# Work required
Write out the data again in full, exactly as it reads.

# Collected data
━━━━━━━━
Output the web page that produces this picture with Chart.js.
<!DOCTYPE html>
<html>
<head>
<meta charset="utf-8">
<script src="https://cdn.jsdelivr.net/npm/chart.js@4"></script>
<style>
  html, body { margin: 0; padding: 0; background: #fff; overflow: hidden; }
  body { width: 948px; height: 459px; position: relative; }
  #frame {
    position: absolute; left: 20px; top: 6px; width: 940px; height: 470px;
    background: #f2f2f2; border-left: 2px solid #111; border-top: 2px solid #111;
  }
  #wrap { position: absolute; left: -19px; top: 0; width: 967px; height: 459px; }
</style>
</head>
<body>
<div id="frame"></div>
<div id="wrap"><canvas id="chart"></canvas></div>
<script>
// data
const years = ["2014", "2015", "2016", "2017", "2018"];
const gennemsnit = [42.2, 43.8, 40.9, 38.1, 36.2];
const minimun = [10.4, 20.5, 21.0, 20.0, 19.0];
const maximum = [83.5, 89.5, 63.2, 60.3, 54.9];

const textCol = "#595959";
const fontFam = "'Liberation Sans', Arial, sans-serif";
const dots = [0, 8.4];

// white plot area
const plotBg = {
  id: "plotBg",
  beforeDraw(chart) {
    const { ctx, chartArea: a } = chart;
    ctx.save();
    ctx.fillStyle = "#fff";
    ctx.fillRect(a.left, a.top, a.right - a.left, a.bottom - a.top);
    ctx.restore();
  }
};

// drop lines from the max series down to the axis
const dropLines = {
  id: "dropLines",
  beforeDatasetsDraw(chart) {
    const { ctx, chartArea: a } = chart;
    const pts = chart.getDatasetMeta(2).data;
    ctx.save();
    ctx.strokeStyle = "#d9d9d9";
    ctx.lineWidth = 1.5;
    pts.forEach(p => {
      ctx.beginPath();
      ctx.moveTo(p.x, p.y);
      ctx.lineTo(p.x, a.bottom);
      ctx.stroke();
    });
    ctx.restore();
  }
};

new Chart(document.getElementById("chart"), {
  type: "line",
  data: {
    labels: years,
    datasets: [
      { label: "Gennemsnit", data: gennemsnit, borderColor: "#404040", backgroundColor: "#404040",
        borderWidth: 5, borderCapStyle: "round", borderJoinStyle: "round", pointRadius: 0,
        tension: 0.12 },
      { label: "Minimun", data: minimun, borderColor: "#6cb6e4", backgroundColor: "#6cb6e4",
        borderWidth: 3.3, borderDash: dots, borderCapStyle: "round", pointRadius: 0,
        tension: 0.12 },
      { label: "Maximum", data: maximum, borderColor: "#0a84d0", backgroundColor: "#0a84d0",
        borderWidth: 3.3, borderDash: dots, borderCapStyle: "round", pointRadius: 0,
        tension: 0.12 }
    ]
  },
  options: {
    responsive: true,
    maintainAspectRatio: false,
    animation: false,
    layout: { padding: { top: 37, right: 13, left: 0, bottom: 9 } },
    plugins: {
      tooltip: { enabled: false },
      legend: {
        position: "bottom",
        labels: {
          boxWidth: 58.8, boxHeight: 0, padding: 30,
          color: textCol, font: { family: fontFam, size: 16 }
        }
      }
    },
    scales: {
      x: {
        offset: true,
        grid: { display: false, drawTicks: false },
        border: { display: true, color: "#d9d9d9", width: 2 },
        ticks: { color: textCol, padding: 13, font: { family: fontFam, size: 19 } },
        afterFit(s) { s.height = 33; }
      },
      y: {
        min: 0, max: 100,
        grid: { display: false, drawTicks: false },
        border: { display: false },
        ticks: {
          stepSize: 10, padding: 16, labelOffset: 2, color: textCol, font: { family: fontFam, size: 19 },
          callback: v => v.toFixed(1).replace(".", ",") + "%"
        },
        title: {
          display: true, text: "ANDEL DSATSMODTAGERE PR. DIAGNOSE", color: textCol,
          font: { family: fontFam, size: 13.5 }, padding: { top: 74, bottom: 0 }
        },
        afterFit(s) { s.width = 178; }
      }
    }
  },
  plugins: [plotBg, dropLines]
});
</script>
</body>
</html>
━━━━━━━━
# Problem solution
Output the web page that produces this picture with Chart.js.
<!DOCTYPE html>
<html>
<head>
<meta charset="utf-8">
<script src="https://cdn.jsdelivr.net/npm/chart.js@4"></script>
<style>
  html, body { margin: 0; padding: 0; background: #fff; overflow: hidden; }
  body { width: 948px; height: 459px; position: relative; }
  #frame {
    position: absolute; left: 20px; top: 6px; width: 940px; height: 470px;
    background: #f2f2f2; border-left: 2px solid #111; border-top: 2px solid #111;
  }
  #wrap { position: absolute; left: -19px; top: 0; width: 967px; height: 459px; }
</style>
</head>
<body>
<div id="frame"></div>
<div id="wrap"><canvas id="chart"></canvas></div>
<script>
// data
const years = ["2014", "2015", "2016", "2017", "2018"];
const gennemsnit = [42.2, 43.8, 40.9, 38.1, 36.2];
const minimun = [10.4, 20.5, 21.0, 20.0, 19.0];
const maximum = [83.5, 89.5, 63.2, 60.3, 54.9];

const textCol = "#595959";
const fontFam = "'Liberation Sans', Arial, sans-serif";
const dots = [0, 8.4];

// white plot area
const plotBg = {
  id: "plotBg",
  beforeDraw(chart) {
    const { ctx, chartArea: a } = chart;
    ctx.save();
    ctx.fillStyle = "#fff";
    ctx.fillRect(a.left, a.top, a.right - a.left, a.bottom - a.top);
    ctx.restore();
  }
};

// drop lines from the max series down to the axis
const dropLines = {
  id: "dropLines",
  beforeDatasetsDraw(chart) {
    const { ctx, chartArea: a } = chart;
    const pts = chart.getDatasetMeta(2).data;
    ctx.save();
    ctx.strokeStyle = "#d9d9d9";
    ctx.lineWidth = 1.5;
    pts.forEach(p => {
      ctx.beginPath();
      ctx.moveTo(p.x, p.y);
      ctx.lineTo(p.x, a.bottom);
      ctx.stroke();
    });
    ctx.restore();
  }
};

new Chart(document.getElementById("chart"), {
  type: "line",
  data: {
    labels: years,
    datasets: [
      { label: "Gennemsnit", data: gennemsnit, borderColor: "#404040", backgroundColor: "#404040",
        borderWidth: 5, borderCapStyle: "round", borderJoinStyle: "round", pointRadius: 0,
        tension: 0.12 },
      { label: "Minimun", data: minimun, borderColor: "#6cb6e4", backgroundColor: "#6cb6e4",
        borderWidth: 3.3, borderDash: dots, borderCapStyle: "round", pointRadius: 0,
        tension: 0.12 },
      { label: "Maximum", data: maximum, borderColor: "#0a84d0", backgroundColor: "#0a84d0",
        borderWidth: 3.3, borderDash: dots, borderCapStyle: "round", pointRadius: 0,
        tension: 0.12 }
    ]
  },
  options: {
    responsive: true,
    maintainAspectRatio: false,
    animation: false,
    layout: { padding: { top: 37, right: 13, left: 0, bottom: 9 } },
    plugins: {
      tooltip: { enabled: false },
      legend: {
        position: "bottom",
        labels: {
          boxWidth: 58.8, boxHeight: 0, padding: 30,
          color: textCol, font: { family: fontFam, size: 16 }
        }
      }
    },
    scales: {
      x: {
        offset: true,
        grid: { display: false, drawTicks: false },
        border: { display: true, color: "#d9d9d9", width: 2 },
        ticks: { color: textCol, padding: 13, font: { family: fontFam, size: 19 } },
        afterFit(s) { s.height = 33; }
      },
      y: {
        min: 0, max: 100,
        grid: { display: false, drawTicks: false },
        border: { display: false },
        ticks: {
          stepSize: 10, padding: 16, labelOffset: 2, color: textCol, font: { family: fontFam, size: 19 },
          callback: v => v.toFixed(1).replace(".", ",") + "%"
        },
        title: {
          display: true, text: "ANDEL DSATSMODTAGERE PR. DIAGNOSE", color: textCol,
          font: { family: fontFam, size: 13.5 }, padding: { top: 74, bottom: 0 }
        },
        afterFit(s) { s.width = 178; }
      }
    }
  },
  plugins: [plotBg, dropLines]
});
</script>
</body>
</html>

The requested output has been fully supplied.